Dados relacionais

O encontro, a percepção do outro e das situações enquanto elas próprias estabelecem os referenciais, os contextos do comportamento humano. Caso os problemas, as angústias, os medos e os desejos se interponham nestes referenciais, começam a surgir distorções, problemas gerados pelos posicionamentos autorreferenciados. O encontro é, então, transformado em objeto que impede ou facilita a consecução de objetivos, e assim, o outro é esmagado seja como objeto retirado, seja como apoio facilitador. Este processo autorreferenciado transforma os dados relacionais em resultantes do que se quer vivenciar, do que se quer atingir, pouco significando enquanto realidade vivenciada. Sem diálogo com o que ocorre, com o presente, começam a existir verificações atordoantes, tanto quanto merecedoras de posições balizadas por sucesso ou fracasso.
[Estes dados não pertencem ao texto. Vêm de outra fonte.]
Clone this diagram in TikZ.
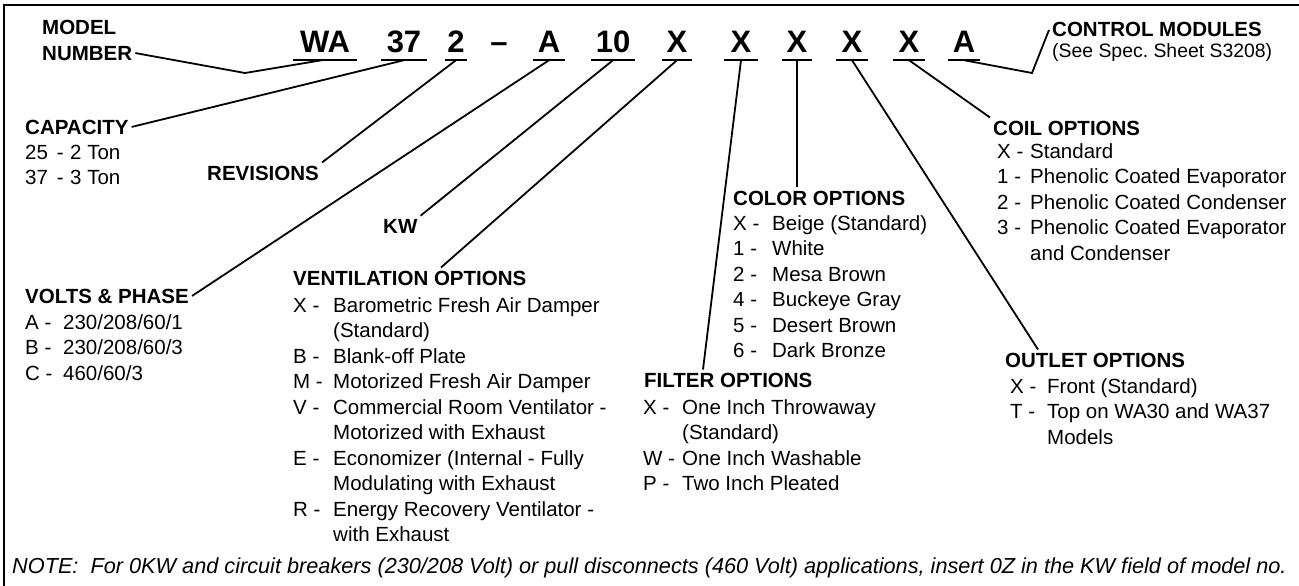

O indivíduo se transforma em um sistema de convergência, e também em um sistema divergente ao se afastar do que não interessa a seus propósitos. Tudo que ocorre sequer é percebido, pois não faz parte da configuração de propósitos.

Manipular vivências, fazê-las convergir para o que se deseja conseguir, ou provar, é uma forma de pontualizar, de fragmentar os acontecimentos. Muitas famílias, por exemplo, no afã de criar super cidadãos, incentivam maldades: deixam os filhos brincarem de destruir, de matar, pois assim, eles aprendem a enfrentar adversidades. “Ser forte, ser macho, agir como homem” é afirmação de muitos pais que acreditam estar formando vencedores. Em nenhum momento questionam os critérios de vitória, de força e os atributos qualificadores de seus preconceitos. Não pensam nas implicações, não vêem que ao valorizar forte e bom como o macho, o homem, o poder, estão condenando mulheres, mães e esposas. Querendo criar o super macho, criam o super misógino, na prática, disfarçado como Dom Juan. Vivenciar as implicações das escolhas e propósitos muito esclarece. Saber que querer já é poder, quando tudo pode ser destruído para validar desejos, é uma reflexão necessária.

Tudo está sempre em relação com tudo e não perceber isto ou negar esta evidência é transformar os dados relacionais em protótipos, em gavetas cheias de coisas escondidas, de coisas superadas, ou cheias de ferramentas mágicas que podem manter ilusões: prestidigitadores decepcionam na continuidade das vivências, embora encantem no instante, na precipitação abismal das superposições agregadas, produzidas por aderência e justaposição de dados relacionais.